Lanzhou beef noodles are widely available in Singapore, and there are even a number of dedicated restaurants. My first stop was Western Mahua (西部马华 Xībù Mǎhuá), the sister restaurant of Alijiang from the Xinjiang post and in fact sharing the same premises in Vivocity, only more fast food than fine dining with a funky modern vibe, including a distinctly Chinese cover version of Despacito playing in the background. Musical atrocities aside, the noodles here are as good as it gets, and you don’t need to take my word for it, since the Deputy Secretary of the Gansu Party Committee has certified them as authentic. You can watch them made to order by hand, using that near-magical Chinese technique to tease apart a ball of dough into noodles using nothing but your fingers. The whole generously sized bowl is composed of one giant uncut noodle, made to any of 8 sizes, which even encode some social signalling: ladies and intellectuals are supposed to order thinner noodles down to sub-millimeter “hair width” (毛细 máoxì), while workers and peasants should go for wider ones, which range all the way up to the 50mm “big belt” (大宽 dà kuān). I tried the default size (普通细) is 2mm, while my wife sampled the waitress’s recommended 5mm, and they were both great although the bigger sizes are definitely harder to eat. All five canonical ingredients were present, with a mild chilli-mala kick but nothing over the top, and the 6th (beef) was well-stewed and tasty as well. The kids chickened out with a chicken broth, but ended up preferring ours, although they lavished the most praise on what the English menu calls Braised Beef in Pita (精品煨牛肉夹馍 jīngpǐn wēiniú ròujiāmó), a Chinese “burger” I’ll talk more about when we get to Shaanxi.
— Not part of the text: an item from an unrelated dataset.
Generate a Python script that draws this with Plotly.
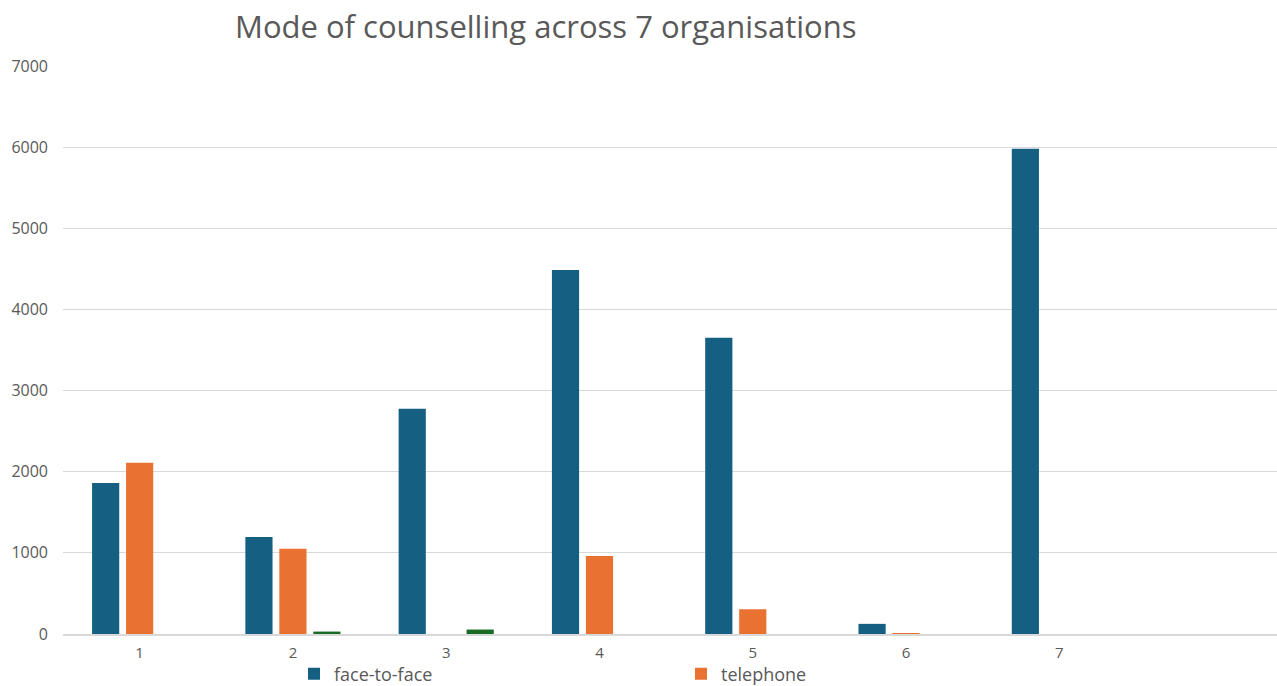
import plotly.graph_objects as go

categories = [1, 2, 3, 4, 5, 6, 7]
face_to_face = [1860, 1195, 2775, 4485, 3650, 125, 5980]
telephone = [2110, 1050, 0, 960, 305, 10, 0]
other = [0, 30, 55, 0, 0, 0, 0]
tick_labels = ["1", "2", "3", "4", "5", "6", "7"]

FONT = "Open Sans, Liberation Sans, sans-serif"
GREY = "#595959"

fig = go.Figure()
fig.add_trace(go.Bar(x=categories, y=face_to_face, name="face-to-face",
                     marker=dict(color="#156082", line=dict(width=0))))
fig.add_trace(go.Bar(x=categories, y=telephone, name="telephone",
                     marker=dict(color="#E97132", line=dict(width=0))))
fig.add_trace(go.Bar(x=categories, y=other, name="other", showlegend=False,
                     marker=dict(color="#196B24", line=dict(width=0))))

fig.update_layout(
    width=1277, height=686,
    paper_bgcolor="white", plot_bgcolor="white",
    margin=dict(l=63, r=0, t=66, b=52, autoexpand=False),
    barmode="group", bargap=0.335, bargroupgap=0.2,
    title=dict(text="Mode of counselling across 7 organisations",
               font=dict(family=FONT, size=31, color=GREY),
               x=235/1277, xanchor="left", y=1-27/686, yanchor="middle"),
    font=dict(family=FONT, color=GREY),
    legend=dict(orientation="h", x=(294-63)/1214, xanchor="left",
                y=-0.038, yanchor="top",
                font=dict(family=FONT, size=18, color=GREY),
                entrywidth=342, entrywidthmode="pixels",
                tracegroupgap=0, itemsizing="constant",
                bgcolor="rgba(0,0,0,0)"),
    xaxis=dict(range=[0.5, 8.42], tickmode="array", tickvals=categories,
               ticktext=tick_labels, showgrid=False, zeroline=False,
               showline=True, linecolor="#d9d9d9", linewidth=1.5,
               ticks="", ticklabelstandoff=4,
               tickfont=dict(family=FONT, size=15, color=GREY)),
    yaxis=dict(range=[0, 7000], dtick=1000, showgrid=True,
               gridcolor="#d9d9d9", gridwidth=1, zeroline=False,
               showline=False, ticks="", ticklabelstandoff=14,
               tickfont=dict(family=FONT, size=16, color=GREY)),
)

fig.write_html("out.html")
A regular bowl of noodles goes for $9.80, and total damage for 4 was just $44. Two thumbs up.

For balance, I went to test out the competition, Tongue Tip Lanzhou Beef Noodles (舌尖尖兰州牛肉面 Shéjiānjiān Lánzhōu niúròumiàn). A franchise of the Chinese chain of the same name, they have 4 outlets in Singapore, so I tried the one at Chinatown Point, which is also bedecked with the same certificates of authenticity as Western Mahua and has two behatted noodle masters doing their thing in a glass box.

This time, I tried the Sauerkraut Beef Noodles (酸菜牛肉面), but it was a sad disappointment in all respects. I have only myself to blame for ordering the suan cai variation with vinegary pickled cabbage, but there was also way too much chilli sauce, and the combo completely overpowered the broth. The “normal” sized noodles were thin and mushy, with none of the chewy bite I expected (were these really made to order?), and the beef slices were small, thin and mostly buried at the bottom of the bowl. I had paid an extra $4 for a set, which consisted of a cold braised egg whose yolk had long since turned green, a dish of rubbery “vegetarian chicken” (素鸡 sùjī, made from beancurd) straight from the fridge, and a can of soft drink. Neither the side dishes nor the noodles were worth it; not recommended.